MONDAY, DECEMBER 10.

The wind blew hard from the north-east and caused the anchors to drag half a cable's length at which the Admiral wondered, and he thought it was because the anchors were near land and the wind blew toward it. And having seen that the wind was contrary for him to go where he desired, he sent six men well armed on land, with orders to go two or three leagues inland to see if they could talk with anyone. They went and returned not having found any people or houses. They found nevertheless some huts and very wide roads, and places where many fires had been made. They saw the best lands in the world and they found many mastic trees and they brought some of it and said that there was a great deal, but that now is not the time to gather it because it does not now form into gum.

TUESDAY, DECEMBER 11.

He did not start on account of the wind which was still east and north-east. In front of that harbour as has been said is the Isla de la Tortuga and it appears like a large island and the coast extends almost in the same direction as that of Espanola, and it may be at the most, from one to the other, ten leagues: that is to say, from the Cabo de Cinquin at the head of Tortuga, for then its coast extends to the south. He says he would like to see that place between these two islands in order to see the Isla Espanola, which is the most beautiful thing in the world, and because according to what the Indians he had with him said, one must go yonder to reach the island of Babeque. These Indians said that it was a very large island with very large mountains and rivers and valleys, and they said that the island of Bohio was larger than Juana which they call Cuba, and that it is not surrounded by water: and they appear to give it to be understood as continental land which is here behind this Espanola, and which they call Caritaba and say that it is of infinite importance and they almost make it appear reasonable that these countries may be harassed by astute people because the inhabitants of all these islands live in great fear of the people of Caniba, "and so I repeat as I have said at other times (he says) that Caniba is no other than the people of the Great Khan who must be very near here and have ships and come to capture these people, and as the captives do not return they believe they have eaten them.

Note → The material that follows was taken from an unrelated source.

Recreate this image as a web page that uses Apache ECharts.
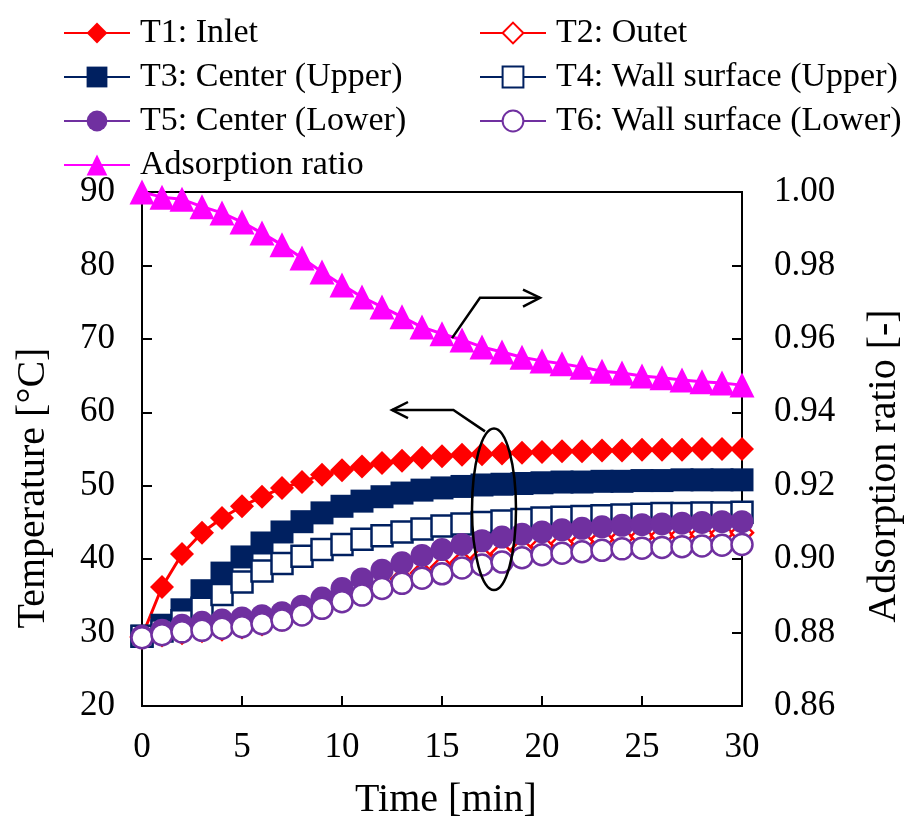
<!DOCTYPE html>
<html>
<head>
<meta charset="utf-8">
<script src="https://cdn.jsdelivr.net/npm/echarts@6/dist/echarts.min.js"></script>
<style>html,body{margin:0;padding:0;background:#fff}#c{width:912px;height:822px}</style>
</head>
<body>
<div id="c"></div>
<script>
const times = [0,1,2,3,4,5,6,7,8,9,10,11,12,13,14,15,16,17,18,19,20,21,22,23,24,25,26,27,28,29,30];
const T1 = [29.5,36.2,40.7,43.6,45.6,47.2,48.5,49.7,50.5,51.5,52.1,52.6,53.1,53.4,53.8,54.0,54.2,54.3,54.4,54.5,54.6,54.7,54.7,54.8,54.8,54.9,54.9,54.9,55.0,55.0,55.0];
const T2 = [29.4,29.7,30.0,30.3,30.5,30.8,31.2,31.8,32.6,33.5,34.5,35.5,36.4,37.3,38.1,38.9,39.6,40.2,40.8,41.3,41.8,42.1,42.4,42.7,42.9,43.1,43.2,43.3,43.4,43.5,43.6];
const T3 = [29.5,31.0,33.1,35.7,38.1,40.3,42.2,43.7,45.1,46.3,47.2,47.9,48.5,49.0,49.4,49.7,49.9,50.1,50.2,50.3,50.4,50.5,50.5,50.6,50.6,50.7,50.7,50.8,50.8,50.8,50.8];
const T4 = [29.5,30.2,31.6,33.3,35.2,36.9,38.4,39.4,40.4,41.3,42.0,42.7,43.2,43.7,44.1,44.5,44.8,45.0,45.2,45.4,45.6,45.7,45.8,45.9,46.0,46.1,46.2,46.2,46.3,46.3,46.4];
const T5 = [29.5,30.3,31.0,31.4,31.7,32.0,32.3,32.7,33.6,34.7,36.0,37.3,38.5,39.5,40.5,41.3,42.0,42.5,43.0,43.4,43.7,44.0,44.2,44.4,44.6,44.7,44.8,44.9,45.0,45.1,45.1];
const T6 = [29.3,29.7,30.1,30.3,30.6,30.8,31.2,31.7,32.4,33.3,34.2,35.1,36.0,36.7,37.4,38.0,38.8,39.2,39.6,40.2,40.6,40.8,41.0,41.2,41.4,41.5,41.6,41.7,41.8,41.9,42.0];
const ratio = [1.000,0.9986,0.998,0.996,0.9943,0.9918,0.9888,0.9856,0.982,0.9782,0.9747,0.9714,0.9687,0.966,0.9632,0.9614,0.9597,0.9578,0.9564,0.955,0.954,0.9532,0.9523,0.9512,0.9507,0.9499,0.9494,0.9488,0.9483,0.948,0.9474];
const names = ['T1: Inlet','T2: Outet','T3: Center (Upper)','T4: Wall surface (Upper)','T5: Center (Lower)','T6: Wall surface (Lower)','Adsorption ratio'];
const xTicks = [0,5,10,15,20,25,30];
const leftTicks = [20,30,40,50,60,70,80,90];
const rightTicks = [0.86,0.88,0.90,0.92,0.94,0.96,0.98,1.00];
const xTitle = 'Time [min]';
const yLeftTitle = 'Temperature [°C]';
const yRightTitle = 'Adsorption ratio [-]';

const FONT = 'Liberation Serif';
const RED = '#FF0000', NAVY = '#002060', PURPLE = '#7030A0', MAG = '#FF00FF';
const pairs = arr => times.map((t,i)=>[t,arr[i]]);

function ser(name, data, color, symbol, size, open, yIdx){
  return {
    name, type:'line', data:pairs(data), yAxisIndex: yIdx||0,
    symbol, symbolSize: size, showAllSymbol:true,
    lineStyle:{color, width:3},
    itemStyle: open ? {color:'#fff', borderColor:color, borderWidth:2.5} : {color, borderColor:color, borderWidth:0},
    emphasis:{disabled:true}, animation:false
  };
}

const chart = echarts.init(document.getElementById('c'));
const legendText = {fontFamily:FONT, fontSize:34, color:'#000', lineHeight:40, padding:[0,0,0,5]};
chart.setOption({
  animation:false,
  backgroundColor:'#fff',
  grid:{left:142, right:170, top:192, bottom:116, show:true, borderColor:'#000', borderWidth:2, backgroundColor:'transparent'},
  legend:[
    {orient:'vertical', left:58, top:8, itemWidth:66, itemHeight:26, itemGap:4, data:[names[0],names[2],names[4],names[6]], textStyle:legendText, selectedMode:false},
    {orient:'vertical', left:474, top:8, itemWidth:66, itemHeight:26, itemGap:4, data:[names[1],names[3],names[5]], textStyle:legendText, selectedMode:false}
  ],
  xAxis:{type:'value', min:0, max:30, interval:5,
    axisLine:{lineStyle:{color:'#000', width:2}},
    axisTick:{inside:true, length:10, lineStyle:{color:'#000', width:2}},
    axisLabel:{fontFamily:FONT, fontSize:35, color:'#000', margin:24, formatter:v=>xTicks.includes(v)?String(v):''},
    splitLine:{show:false}},
  yAxis:[
    {type:'value', min:20, max:90, interval:10, position:'left',
     axisLine:{show:true, lineStyle:{color:'#000', width:2}},
     axisTick:{show:true, inside:true, length:10, lineStyle:{color:'#000', width:2}},
     axisLabel:{fontFamily:FONT, fontSize:35, color:'#000', margin:27, formatter:v=>leftTicks.includes(v)?String(v):''},
     splitLine:{show:false}},
    {type:'value', min:0.86, max:1.00, interval:0.02, position:'right',
     axisLine:{show:true, lineStyle:{color:'#000', width:2}},
     axisTick:{show:true, inside:true, length:10, lineStyle:{color:'#000', width:2}},
     axisLabel:{fontFamily:FONT, fontSize:35, color:'#000', margin:32, formatter:v=>v.toFixed(2)},
     splitLine:{show:false}}
  ],
  series:[
    ser(names[0], T1, RED, 'diamond', 24, false),
    ser(names[1], T2, RED, 'diamond', 22, true),
    ser(names[2], T3, NAVY, 'rect', 23, false),
    ser(names[3], T4, NAVY, 'rect', 21, true),
    ser(names[4], T5, PURPLE, 'circle', 23, false),
    ser(names[5], T6, PURPLE, 'circle', 21, true),
    ser(names[6], ratio, MAG, 'triangle', 25, false, 1)
  ]
});

// annotations (data coordinates on time / temperature axes)
const arrowRight = [[15.5,70.1],[16.9,75.6],[19.9,75.6]];
const arrowRightHead = [[19.05,76.7],[19.9,75.6],[19.05,74.4]];
const arrowLeft = [[17.15,57.4],[15.57,60.3],[12.5,60.3]];
const arrowLeftHead = [[13.3,61.4],[12.5,60.3],[13.3,59.2]];
const ellipse = {cx:17.6, cy:46.8, rx:1.1, ry:11.0};

const px = p => chart.convertToPixel({gridIndex:0}, p);
const c = px([ellipse.cx, ellipse.cy]);
const e1 = px([ellipse.cx+ellipse.rx, ellipse.cy+ellipse.ry]);
const ls = {stroke:'#000', lineWidth:2.5, fill:null};
const titleStyle = (text)=>({text, font:'40px "Liberation Serif"', fill:'#000', align:'center', verticalAlign:'middle', textAlign:'center', textVerticalAlign:'middle'});
chart.setOption({graphic:[
  {type:'polyline', shape:{points:arrowRight.map(px)}, style:ls, z:100},
  {type:'polyline', shape:{points:arrowRightHead.map(px)}, style:ls, z:100},
  {type:'polyline', shape:{points:arrowLeft.map(px)}, style:ls, z:100},
  {type:'polyline', shape:{points:arrowLeftHead.map(px)}, style:ls, z:100},
  {type:'ellipse', shape:{cx:c[0], cy:c[1], rx:Math.abs(e1[0]-c[0]), ry:Math.abs(c[1]-e1[1])}, style:{stroke:'#000', lineWidth:2.5, fill:'transparent'}, z:100},
  {type:'text', x:446, y:800, style:titleStyle(xTitle), z:100},
  {type:'text', x:33, y:488, rotation:Math.PI/2, style:titleStyle(yLeftTitle), z:100},
  {type:'text', x:884, y:466, rotation:Math.PI/2, style:titleStyle(yRightTitle), z:100}
]});
</script>
</body>
</html>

Each day we understand these Indians better and they understand us better, although many times they may have understood one thing for another (says the Admiral)." He sent people on land and they found a great deal of mastic not coagulated, and he says the rains must do this, and that in Xio they gather it in March and that in January they could gather it in these countries as it is so temperate. They caught many fish like those in Castile, dace, salmon, hake, doree, pampano, lisas mullet, conger eels, shrimp, and they saw sardines. They found a great deal of aloe.

WEDNESDAY, DECEMBER 12.

They did not start on this day on account of the aforesaid contrary wind. He placed a large cross at the entrance of the harbour on the western side, on a very slight elevation, "as a sign (he says) that Your Highnesses hold the land for your own and principally as a sign of Jesus Christ, our Lord, and in honour of Christianity." Having placed the cross, three sailors started up the mountain to see the trees and grasses and they heard a large crowd of people, all naked like those they had seen, and they called to them and went after them, but the Indians fled. "And finally they took a woman who could go no farther because I (he says) had ordered them to take some of the Indians in order to show them honour and cause them to lose their fear and see if they had profitable things, as it appeared it could not be otherwise on account of the beauty of the country: and so they brought the woman, a very young and beautiful girl, to the ship, and she talked with those Indians, because they all had the same language." And the Admiral caused her to be clothed and gave her glass beads and hawks' bells and brass rings, and sent her to land again very honourably, according to his custom. He sent some persons from the ship with her; and three of the Indians he had with him, to talk with that people. The sailors who went in the boat, when they took her to land, told the Admiral that she did not wish to go out of the ship if she could not remain with the other Indian women he had caused to be taken in the Puerto de Mares de la Isla Juana of Cuba. All these Indians who came with that Indian woman, he says, came in a canoe, which is their caravel in which they navigate everywhere, and when they appeared at the entrance of the harbour and they saw the ships they turned backward and left the canoe yonder in some place, and went away on the road to their village. The Indian woman showed the location of the village. This woman wore a small piece of gold in her nose, which was an indication that there was gold in that island.

THURSDAY, DECEMBER 13.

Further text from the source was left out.